27.  If the requirements as proposed are all that will be demanded we are quite sure that PIP will be used extensively, as developers are bound to view it as a way of circumventing potential opposition.  Proceeding as proposed will guarantee a major community kickback.

28. Finally, we are unclear what is meant in para 87 regarding the second stage being ‘technical details consent’. This suggests that what is fundamental has been decided on granting PIP and what remains is indeed just ’detail’.  Given that so little information is proposed for the PIP this only serves to reinforce our suspicion that the stifling of community opposition is a key factor in the thinking behind these proposals.
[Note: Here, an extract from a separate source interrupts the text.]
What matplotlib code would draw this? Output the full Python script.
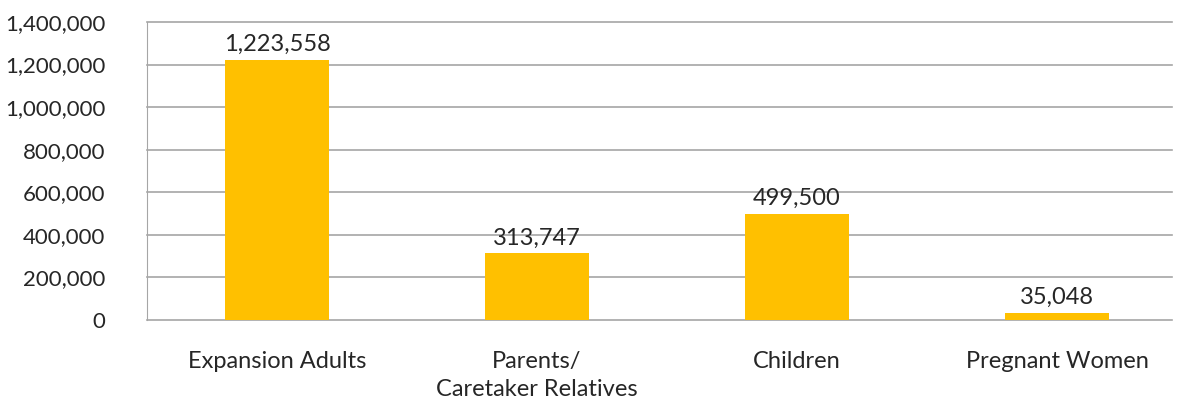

The additional requirements we suggest above are certainly not details, and nor are design considerations, not mentioned in the Paper but highlighted in the Planning White Paper as being in need of far greater scrutiny to ensure beauty and quality are essential features of new developments.

29. The approach to PIP as indicated in the Paper is deeply flawed and needs to be fundamentally re-thought.  The community and the council should have a right to information and the time to consider it.  Only then will they be able to fully understand what might be built and thus be able to register any concerns.